### GIVEN RECORDS ###

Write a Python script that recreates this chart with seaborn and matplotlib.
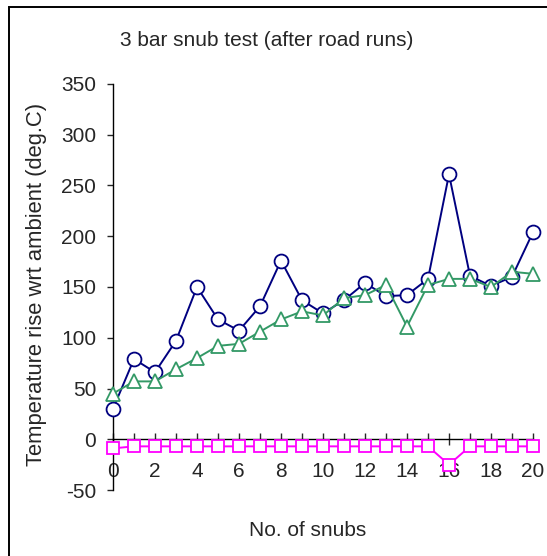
import matplotlib
matplotlib.use("Agg")
import matplotlib.pyplot as plt
import seaborn as sns
import pandas as pd
from matplotlib.patches import Rectangle

snubs = list(range(21))
series_a = [30, 79, 66, 97, 150, 118, 107, 131, 176, 137, 124, 137, 154, 141, 142, 158, 261, 161, 151, 160, 204]
series_b = [45, 57, 57, 69, 80, 92, 94, 106, 118, 126, 122, 139, 142, 152, 111, 152, 158, 158, 150, 165, 163]
series_c = [-9, -7, -7, -7, -7, -7, -7, -7, -7, -7, -7, -7, -7, -7, -7, -7, -25, -7, -7, -7, -7]
y_ticks = [-50, 0, 50, 100, 150, 200, 250, 300, 350]
x_ticks = [0, 2, 4, 6, 8, 10, 12, 14, 16, 18, 20]

sns.set_style("white")
plt.rcParams['font.family'] = ['Liberation Sans', 'DejaVu Sans']
plt.rcParams['axes.unicode_minus'] = False

fig = plt.figure(figsize=(5.47, 5.56), dpi=100)
ax = fig.add_axes([113/547, 1-490/556, 420/547, 406/556])

df = pd.DataFrame({"x": snubs, "a": series_a, "b": series_b, "c": series_c})

styles = [("a", "#000080", "o", 10), ("b", "#339966", "^", 10), ("c", "#FF00FF", "s", 9)]
for i, (col, color, mk, ms) in enumerate(styles):
    sns.lineplot(data=df, x="x", y=col, ax=ax, color=color, marker=mk, markersize=ms,
                 markerfacecolor="white", markeredgecolor=color, markeredgewidth=1.3,
                 linewidth=1.4, clip_on=False, zorder=3 + i)

ax.set_xlim(0, 20)
ax.set_ylim(-50, 350)
ax.set_yticks(y_ticks)
ax.set_xticks(x_ticks)
ax.set_xticks(snubs, minor=True)
ax.spines['top'].set_visible(False)
ax.spines['right'].set_visible(False)
ax.spines['bottom'].set_position(('data', 0))
for s in ['left', 'bottom']:
    ax.spines[s].set_color('black')
    ax.spines[s].set_linewidth(1.0)
ax.tick_params(axis='y', direction='out', length=4, width=1, labelsize=15, pad=8, left=True)
ax.tick_params(axis='x', which='both', direction='inout', length=8.5, width=1, labelsize=15, pad=12, bottom=True)
ax.set_xlabel("")
ax.set_ylabel("")
ax.grid(False)

fig.text(308/547, 1-530/556, "No. of snubs", ha="center", va="center", fontsize=15)
fig.text(37/547, 1-284/556, "Temperature rise wrt ambient (deg.C)", ha="center", va="center",
         rotation=90, fontsize=15.8)
fig.text(267/547, 1-40/556, "3 bar snub test (after road runs)", ha="center", va="center", fontsize=15)

fig.patches.append(Rectangle((9/547, -0.1), 1.2, 1 - 7/556 + 0.1, transform=fig.transFigure,
                             fill=False, edgecolor='black', linewidth=1.4))

fig.savefig("out.png", dpi=100)
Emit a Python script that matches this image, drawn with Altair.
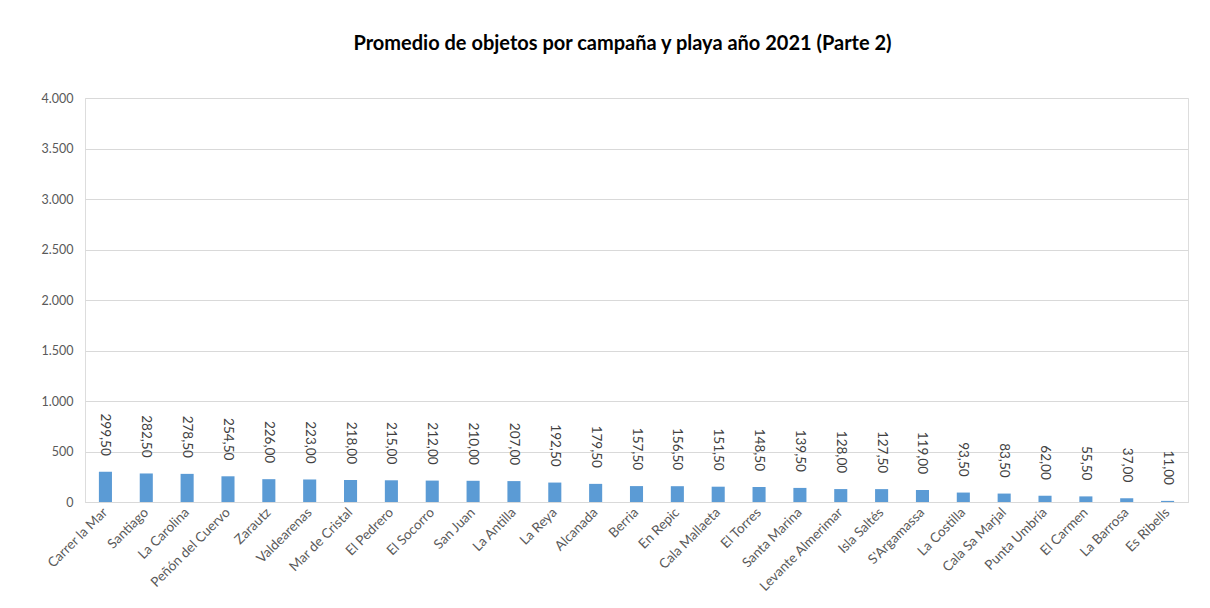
import altair as alt
import pandas as pd

playas = ["Carrer la Mar", "Santiago", "La Carolina", "Peñón del Cuervo", "Zarautz",
          "Valdearenas", "Mar de Cristal", "El Pedrero", "El Socorro", "San Juan",
          "La Antilla", "La Reya", "Alcanada", "Berria", "En Repic", "Cala Mallaeta",
          "El Torres", "Santa Marina", "Levante Almerimar", "Isla Saltés", "S'Argamassa",
          "La Costilla", "Cala Sa Marjal", "Punta Umbría", "El Carmen", "La Barrosa",
          "Es Ribells"]
promedio = [299.5, 282.5, 278.5, 254.5, 226.0, 223.0, 218.0, 215.0, 212.0, 210.0,
            207.0, 192.5, 179.5, 157.5, 156.5, 151.5, 148.5, 139.5, 128.0, 127.5,
            119.0, 93.5, 83.5, 62.0, 55.5, 37.0, 11.0]
y_ticks = [0, 500, 1000, 1500, 2000, 2500, 3000, 3500, 4000]

df = pd.DataFrame({"playa": playas, "promedio": promedio})
df["etiqueta"] = [f"{v:.2f}".replace(".", ",") for v in promedio]

FONT = "Lato"
x_enc = alt.X("playa:N", sort=None, title=None,
              scale=alt.Scale(paddingInner=0.68, paddingOuter=0.34),
              axis=alt.Axis(labelAngle=-45, labelAlign="right", labelBaseline="middle",
                            labelFontSize=13.5, labelColor="#595959", labelFont=FONT,
                            labelPadding=8, ticks=False, domainColor="#d9d9d9",
                            labelLimit=200))
y_enc = alt.Y("promedio:Q", title=None,
              scale=alt.Scale(domain=[0, 4000], nice=False),
              axis=alt.Axis(values=y_ticks, grid=True, gridColor="#d9d9d9",
                            domain=False, ticks=False, labelFontSize=12.5,
                            labelColor="#595959", labelFont=FONT, labelPadding=12,
                            labelExpr="replace(format(datum.value, ',d'), ',', '.')"))

bars = alt.Chart(df).mark_bar(color="#5b9bd5").encode(x=x_enc, y=y_enc)

labels = alt.Chart(df).mark_text(angle=90, align="right", baseline="middle", dx=-16,
                                 fontSize=13.5, color="#404040", font=FONT).encode(
    x=x_enc, y=y_enc, text="etiqueta:N")

chart = alt.layer(bars, labels).properties(
    width=1103, height=404,
    title=alt.TitleParams("Promedio de objetos por campaña y playa año 2021 (Parte 2)",
                          fontSize=20, font=FONT, fontWeight="bold", color="#000000",
                          anchor="middle", offset=38, dx=-14),
    autosize=alt.AutoSizeParams(type="none"),
    padding={"left": 77, "top": 90, "right": 14, "bottom": 98},
).configure_view(stroke=None).configure(background="white")

chart.save("out.html", embed_options={"renderer": "svg", "actions": False})
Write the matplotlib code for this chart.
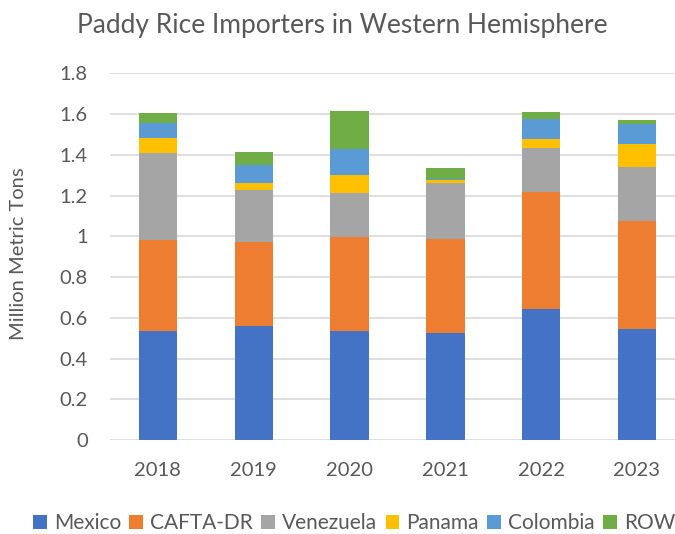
import matplotlib
matplotlib.use("Agg")
import matplotlib.pyplot as plt
import numpy as np

years = ["2018", "2019", "2020", "2021", "2022", "2023"]
series_names = ["Mexico", "CAFTA-DR", "Venezuela", "Panama", "Colombia", "ROW"]
mexico    = [0.534, 0.562, 0.534, 0.527, 0.644, 0.547]
cafta_dr  = [0.446, 0.408, 0.462, 0.459, 0.573, 0.528]
venezuela = [0.430, 0.259, 0.214, 0.274, 0.215, 0.265]
panama    = [0.072, 0.032, 0.092, 0.016, 0.044, 0.115]
colombia  = [0.074, 0.089, 0.126, 0.005, 0.098, 0.095]
row       = [0.051, 0.064, 0.187, 0.054, 0.035, 0.019]
colors = ["#4472C4", "#ED7D31", "#A5A5A5", "#FFC000", "#5B9BD5", "#70AD47"]
yticks = [0, 0.2, 0.4, 0.6, 0.8, 1, 1.2, 1.4, 1.6, 1.8]
ytick_labels = ["0", "0.2", "0.4", "0.6", "0.8", "1", "1.2", "1.4", "1.6", "1.8"]

plt.rcParams['font.family'] = ['Lato', 'DejaVu Sans']
txt = "#595959"

fig = plt.figure(figsize=(6.75, 5.34), dpi=100)
ax = fig.add_axes([110/675, 1 - 440/534, (675 - 110)/675, (440 - 73.3)/534])

x = np.arange(len(years))
bottom = np.zeros(len(years))
handles = []
for name, vals, c in zip(series_names, [mexico, cafta_dr, venezuela, panama, colombia, row], colors):
    b = ax.bar(x, vals, width=0.40, bottom=bottom, color=c, label=name, zorder=3)
    handles.append(b)
    bottom += np.array(vals)

ax.set_xlim(-0.5, 5.397)
ax.set_ylim(0, 1.8)
ax.set_yticks(yticks)
ax.set_yticklabels(ytick_labels)
ax.set_xticks(x)
ax.set_xticklabels(years)
ax.tick_params(axis='both', length=0, labelsize=14.5, colors=txt)
ax.tick_params(axis='y', pad=16)
ax.tick_params(axis='x', pad=16)
ax.grid(axis='y', color="#D9D9D9", linewidth=1.2, zorder=0)
for s in ax.spines.values():
    s.set_visible(False)

fig.text(19/675, 1 - 254/534, "Million Metric Tons", rotation=90, ha='center', va='center',
         fontsize=14.5, color=txt)
fig.text(342/675, 1 - 25/534, "Paddy Rice Importers in Western Hemisphere", ha='center', va='center',
         fontsize=19, color=txt)

leg = fig.legend(handles=handles, labels=series_names, loc='center left',
                 bbox_to_anchor=(33/675, 1 - 523/534), ncol=6, frameon=False,
                 fontsize=15, handlelength=0.65, handleheight=0.65, handletextpad=0.35,
                 columnspacing=0.4, borderaxespad=0, borderpad=0)
for t in leg.get_texts():
    t.set_color(txt)

fig.savefig("out.png", dpi=100)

###

§ TASK GOAL
Restate exactly, please, only the lines between the start of the data and the line containing "plt.rcParams['axes.unicode_minus'] = False", both ends included, skipping the pictures.

§ RESPONSE FOR THIS EXERCISE
Write a Python script that recreates this chart with seaborn and matplotlib.
import matplotlib
matplotlib.use("Agg")
import matplotlib.pyplot as plt
import seaborn as sns
import pandas as pd
from matplotlib.patches import Rectangle

snubs = list(range(21))
series_a = [30, 79, 66, 97, 150, 118, 107, 131, 176, 137, 124, 137, 154, 141, 142, 158, 261, 161, 151, 160, 204]
series_b = [45, 57, 57, 69, 80, 92, 94, 106, 118, 126, 122, 139, 142, 152, 111, 152, 158, 158, 150, 165, 163]
series_c = [-9, -7, -7, -7, -7, -7, -7, -7, -7, -7, -7, -7, -7, -7, -7, -7, -25, -7, -7, -7, -7]
y_ticks = [-50, 0, 50, 100, 150, 200, 250, 300, 350]
x_ticks = [0, 2, 4, 6, 8, 10, 12, 14, 16, 18, 20]

sns.set_style("white")
plt.rcParams['font.family'] = ['Liberation Sans', 'DejaVu Sans']
plt.rcParams['axes.unicode_minus'] = False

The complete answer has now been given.